━━━━━ PROVIDED DATA ━━━━━

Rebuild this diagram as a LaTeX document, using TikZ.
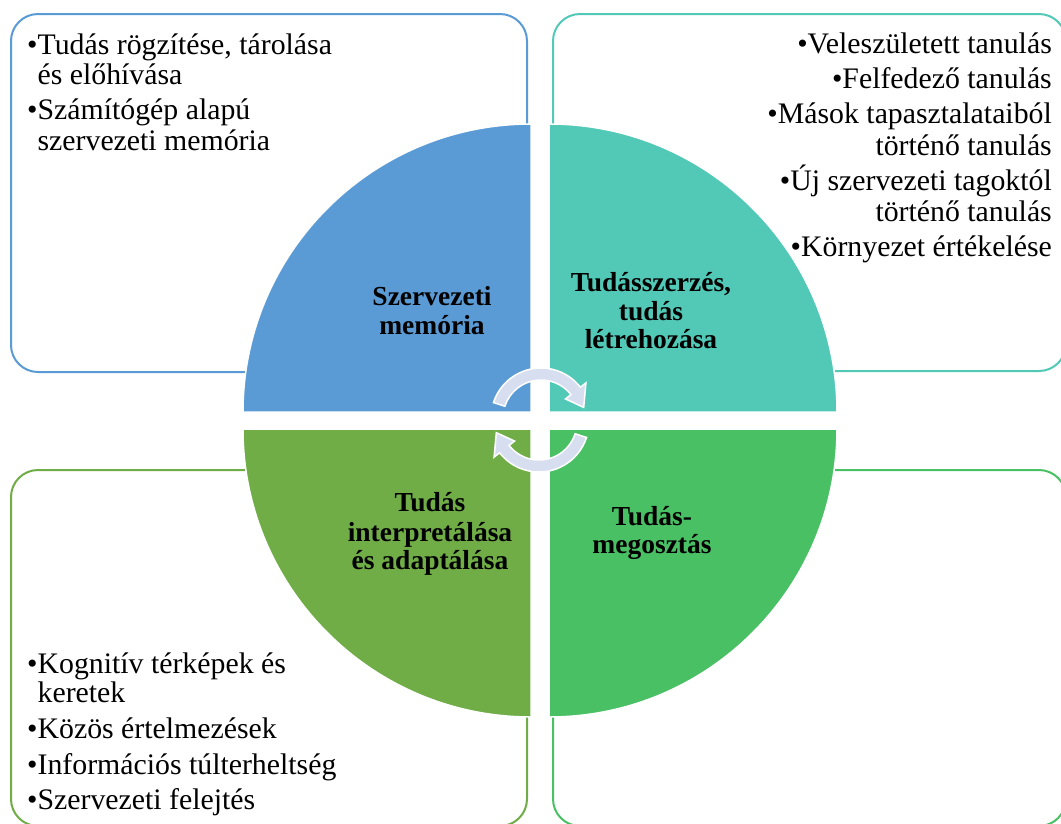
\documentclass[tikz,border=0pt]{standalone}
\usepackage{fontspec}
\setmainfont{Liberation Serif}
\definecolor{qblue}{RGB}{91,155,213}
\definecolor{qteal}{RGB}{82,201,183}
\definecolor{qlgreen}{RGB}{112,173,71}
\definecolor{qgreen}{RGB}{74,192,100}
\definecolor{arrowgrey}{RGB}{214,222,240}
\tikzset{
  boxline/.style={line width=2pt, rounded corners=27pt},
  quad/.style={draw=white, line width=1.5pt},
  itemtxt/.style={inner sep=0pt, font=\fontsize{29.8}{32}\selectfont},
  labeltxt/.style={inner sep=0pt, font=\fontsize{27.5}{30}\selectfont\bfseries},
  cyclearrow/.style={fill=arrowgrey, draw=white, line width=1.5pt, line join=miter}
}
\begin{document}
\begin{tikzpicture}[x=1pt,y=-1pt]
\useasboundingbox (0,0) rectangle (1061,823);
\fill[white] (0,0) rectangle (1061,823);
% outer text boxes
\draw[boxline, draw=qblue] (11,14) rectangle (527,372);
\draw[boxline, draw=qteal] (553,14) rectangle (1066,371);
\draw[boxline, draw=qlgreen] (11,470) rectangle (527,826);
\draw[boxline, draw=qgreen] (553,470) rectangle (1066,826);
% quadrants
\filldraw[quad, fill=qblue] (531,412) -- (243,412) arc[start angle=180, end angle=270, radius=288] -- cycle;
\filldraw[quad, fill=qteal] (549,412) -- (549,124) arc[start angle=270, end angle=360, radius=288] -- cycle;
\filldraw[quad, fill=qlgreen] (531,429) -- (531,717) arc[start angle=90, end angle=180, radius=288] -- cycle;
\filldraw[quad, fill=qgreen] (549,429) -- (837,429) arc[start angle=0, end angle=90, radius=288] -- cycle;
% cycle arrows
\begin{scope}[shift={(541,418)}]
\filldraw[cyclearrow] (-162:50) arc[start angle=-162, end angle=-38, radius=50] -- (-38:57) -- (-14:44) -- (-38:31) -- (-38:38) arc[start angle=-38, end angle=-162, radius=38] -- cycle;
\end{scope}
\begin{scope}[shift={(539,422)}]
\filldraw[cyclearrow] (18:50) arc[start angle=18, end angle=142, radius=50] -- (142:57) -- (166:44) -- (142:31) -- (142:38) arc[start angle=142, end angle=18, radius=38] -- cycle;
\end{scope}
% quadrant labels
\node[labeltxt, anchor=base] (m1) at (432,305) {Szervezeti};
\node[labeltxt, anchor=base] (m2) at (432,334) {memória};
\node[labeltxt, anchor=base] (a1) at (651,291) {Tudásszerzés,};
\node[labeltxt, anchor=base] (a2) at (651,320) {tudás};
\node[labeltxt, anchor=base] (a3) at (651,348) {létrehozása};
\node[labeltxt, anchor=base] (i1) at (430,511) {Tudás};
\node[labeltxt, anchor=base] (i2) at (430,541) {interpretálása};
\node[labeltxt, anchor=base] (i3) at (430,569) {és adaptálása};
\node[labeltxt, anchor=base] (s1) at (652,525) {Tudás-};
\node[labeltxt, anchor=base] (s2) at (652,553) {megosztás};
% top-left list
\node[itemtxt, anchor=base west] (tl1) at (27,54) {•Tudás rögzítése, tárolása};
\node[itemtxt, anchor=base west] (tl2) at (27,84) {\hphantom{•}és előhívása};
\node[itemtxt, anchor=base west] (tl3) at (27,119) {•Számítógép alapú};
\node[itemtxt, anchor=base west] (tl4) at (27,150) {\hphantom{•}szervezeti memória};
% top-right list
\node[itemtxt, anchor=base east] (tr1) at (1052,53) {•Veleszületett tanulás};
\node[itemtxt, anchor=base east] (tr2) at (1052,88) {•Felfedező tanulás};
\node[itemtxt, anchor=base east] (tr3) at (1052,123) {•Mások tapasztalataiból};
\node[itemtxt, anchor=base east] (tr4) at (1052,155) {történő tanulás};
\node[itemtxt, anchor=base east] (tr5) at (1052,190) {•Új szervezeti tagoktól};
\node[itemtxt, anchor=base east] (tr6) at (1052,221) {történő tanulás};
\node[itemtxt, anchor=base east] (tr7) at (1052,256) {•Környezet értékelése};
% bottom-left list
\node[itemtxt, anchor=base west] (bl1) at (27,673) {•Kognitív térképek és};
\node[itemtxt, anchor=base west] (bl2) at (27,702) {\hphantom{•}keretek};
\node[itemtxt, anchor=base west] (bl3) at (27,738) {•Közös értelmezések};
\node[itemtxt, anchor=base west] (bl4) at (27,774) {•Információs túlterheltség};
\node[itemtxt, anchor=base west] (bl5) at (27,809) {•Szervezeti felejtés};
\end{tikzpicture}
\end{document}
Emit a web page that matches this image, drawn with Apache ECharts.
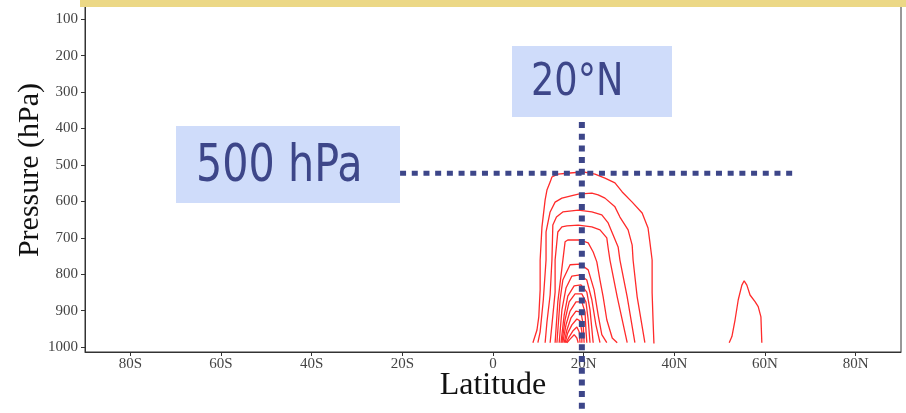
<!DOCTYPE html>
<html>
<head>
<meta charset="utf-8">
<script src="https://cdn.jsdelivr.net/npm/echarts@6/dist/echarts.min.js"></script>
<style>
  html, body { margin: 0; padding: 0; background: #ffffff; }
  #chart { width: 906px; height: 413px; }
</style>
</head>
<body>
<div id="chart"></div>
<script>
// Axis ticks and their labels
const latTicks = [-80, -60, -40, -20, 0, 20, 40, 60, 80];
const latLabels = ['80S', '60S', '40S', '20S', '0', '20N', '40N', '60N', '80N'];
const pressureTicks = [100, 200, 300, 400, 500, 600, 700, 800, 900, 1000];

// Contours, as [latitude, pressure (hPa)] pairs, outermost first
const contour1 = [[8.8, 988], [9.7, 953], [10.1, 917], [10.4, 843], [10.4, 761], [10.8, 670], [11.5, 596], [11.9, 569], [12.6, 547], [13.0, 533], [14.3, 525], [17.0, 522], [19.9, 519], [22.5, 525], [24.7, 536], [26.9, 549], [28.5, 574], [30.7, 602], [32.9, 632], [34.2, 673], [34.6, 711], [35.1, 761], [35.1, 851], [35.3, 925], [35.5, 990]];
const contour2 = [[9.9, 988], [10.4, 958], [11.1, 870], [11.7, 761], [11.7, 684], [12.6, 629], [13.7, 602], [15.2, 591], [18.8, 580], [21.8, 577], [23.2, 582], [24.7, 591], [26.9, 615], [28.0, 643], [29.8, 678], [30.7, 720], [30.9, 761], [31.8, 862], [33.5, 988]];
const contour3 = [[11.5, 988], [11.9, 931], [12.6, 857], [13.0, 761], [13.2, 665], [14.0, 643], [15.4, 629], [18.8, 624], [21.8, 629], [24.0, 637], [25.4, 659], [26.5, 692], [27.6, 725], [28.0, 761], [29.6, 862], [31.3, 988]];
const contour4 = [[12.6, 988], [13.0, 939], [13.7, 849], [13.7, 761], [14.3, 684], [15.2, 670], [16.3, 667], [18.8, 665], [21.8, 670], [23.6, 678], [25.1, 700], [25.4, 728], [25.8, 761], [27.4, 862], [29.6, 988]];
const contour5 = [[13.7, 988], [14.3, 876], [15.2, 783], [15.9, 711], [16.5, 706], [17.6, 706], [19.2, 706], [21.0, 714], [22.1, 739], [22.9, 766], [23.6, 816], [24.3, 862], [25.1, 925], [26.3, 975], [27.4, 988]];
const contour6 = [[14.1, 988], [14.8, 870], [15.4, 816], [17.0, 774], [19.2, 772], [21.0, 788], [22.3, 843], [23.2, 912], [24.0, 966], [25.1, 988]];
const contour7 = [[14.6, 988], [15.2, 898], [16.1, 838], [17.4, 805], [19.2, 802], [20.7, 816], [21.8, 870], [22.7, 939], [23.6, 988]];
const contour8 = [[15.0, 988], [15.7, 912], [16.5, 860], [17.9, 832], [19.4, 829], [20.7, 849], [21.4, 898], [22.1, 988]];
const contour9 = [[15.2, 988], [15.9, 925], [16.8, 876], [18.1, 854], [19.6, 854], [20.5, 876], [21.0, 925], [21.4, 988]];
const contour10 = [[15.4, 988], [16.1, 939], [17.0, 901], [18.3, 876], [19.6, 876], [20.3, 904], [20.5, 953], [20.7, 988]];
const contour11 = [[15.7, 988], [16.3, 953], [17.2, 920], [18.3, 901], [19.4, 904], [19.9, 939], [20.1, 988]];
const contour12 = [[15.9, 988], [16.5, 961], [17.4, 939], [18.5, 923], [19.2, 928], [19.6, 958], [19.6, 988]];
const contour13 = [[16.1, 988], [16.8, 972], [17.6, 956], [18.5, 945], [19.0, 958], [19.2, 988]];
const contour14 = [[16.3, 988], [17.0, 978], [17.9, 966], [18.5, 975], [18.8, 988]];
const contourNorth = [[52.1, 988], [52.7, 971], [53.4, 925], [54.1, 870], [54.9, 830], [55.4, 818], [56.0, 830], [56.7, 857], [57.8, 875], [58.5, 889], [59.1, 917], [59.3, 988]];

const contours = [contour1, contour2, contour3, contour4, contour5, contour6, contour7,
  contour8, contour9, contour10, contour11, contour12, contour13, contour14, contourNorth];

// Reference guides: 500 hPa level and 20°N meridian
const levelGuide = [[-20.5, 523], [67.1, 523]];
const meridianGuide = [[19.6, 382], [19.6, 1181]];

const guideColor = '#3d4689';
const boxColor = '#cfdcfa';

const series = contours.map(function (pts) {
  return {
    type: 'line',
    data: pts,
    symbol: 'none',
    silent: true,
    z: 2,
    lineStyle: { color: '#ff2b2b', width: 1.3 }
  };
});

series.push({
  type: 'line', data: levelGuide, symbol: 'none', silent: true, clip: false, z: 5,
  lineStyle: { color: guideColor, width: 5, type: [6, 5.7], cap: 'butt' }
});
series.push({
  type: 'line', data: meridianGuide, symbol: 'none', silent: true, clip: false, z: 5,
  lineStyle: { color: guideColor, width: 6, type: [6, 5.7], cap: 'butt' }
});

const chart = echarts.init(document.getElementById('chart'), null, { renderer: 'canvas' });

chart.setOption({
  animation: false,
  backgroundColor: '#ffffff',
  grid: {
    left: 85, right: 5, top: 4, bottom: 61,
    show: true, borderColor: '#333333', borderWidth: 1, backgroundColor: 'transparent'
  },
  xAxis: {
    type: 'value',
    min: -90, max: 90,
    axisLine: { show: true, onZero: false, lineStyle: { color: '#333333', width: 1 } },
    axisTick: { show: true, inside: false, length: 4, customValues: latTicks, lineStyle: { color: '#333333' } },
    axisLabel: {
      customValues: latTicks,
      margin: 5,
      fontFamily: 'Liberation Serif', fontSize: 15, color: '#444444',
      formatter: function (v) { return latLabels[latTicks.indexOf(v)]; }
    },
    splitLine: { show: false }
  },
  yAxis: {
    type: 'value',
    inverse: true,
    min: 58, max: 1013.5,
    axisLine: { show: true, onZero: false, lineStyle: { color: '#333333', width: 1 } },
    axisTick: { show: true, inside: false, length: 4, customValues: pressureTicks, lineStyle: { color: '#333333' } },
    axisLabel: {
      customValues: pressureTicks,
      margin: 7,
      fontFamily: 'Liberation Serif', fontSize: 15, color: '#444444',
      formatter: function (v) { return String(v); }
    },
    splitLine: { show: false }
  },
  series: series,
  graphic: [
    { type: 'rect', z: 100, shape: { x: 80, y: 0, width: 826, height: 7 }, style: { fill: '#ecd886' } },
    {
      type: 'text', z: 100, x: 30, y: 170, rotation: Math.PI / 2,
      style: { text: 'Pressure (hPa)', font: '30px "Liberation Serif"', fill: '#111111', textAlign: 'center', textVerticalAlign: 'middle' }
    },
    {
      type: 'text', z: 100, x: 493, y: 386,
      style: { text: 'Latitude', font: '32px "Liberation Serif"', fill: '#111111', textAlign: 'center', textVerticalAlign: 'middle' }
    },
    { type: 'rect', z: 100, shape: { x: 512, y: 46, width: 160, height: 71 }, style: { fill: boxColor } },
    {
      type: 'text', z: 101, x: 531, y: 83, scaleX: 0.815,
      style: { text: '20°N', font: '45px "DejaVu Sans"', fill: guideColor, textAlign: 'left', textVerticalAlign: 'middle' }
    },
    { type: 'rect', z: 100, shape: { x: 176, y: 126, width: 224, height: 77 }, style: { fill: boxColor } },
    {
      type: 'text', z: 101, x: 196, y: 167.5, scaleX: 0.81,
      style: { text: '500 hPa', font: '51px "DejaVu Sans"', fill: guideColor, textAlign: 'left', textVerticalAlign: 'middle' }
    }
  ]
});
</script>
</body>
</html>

━━━━━

**INSTRUCTION:** Scan the records above for the string "this", then select every line that holds it.

**THE ANSWER:**
Rebuild this diagram as a LaTeX document, using TikZ.
Emit a web page that matches this image, drawn with Apache ECharts.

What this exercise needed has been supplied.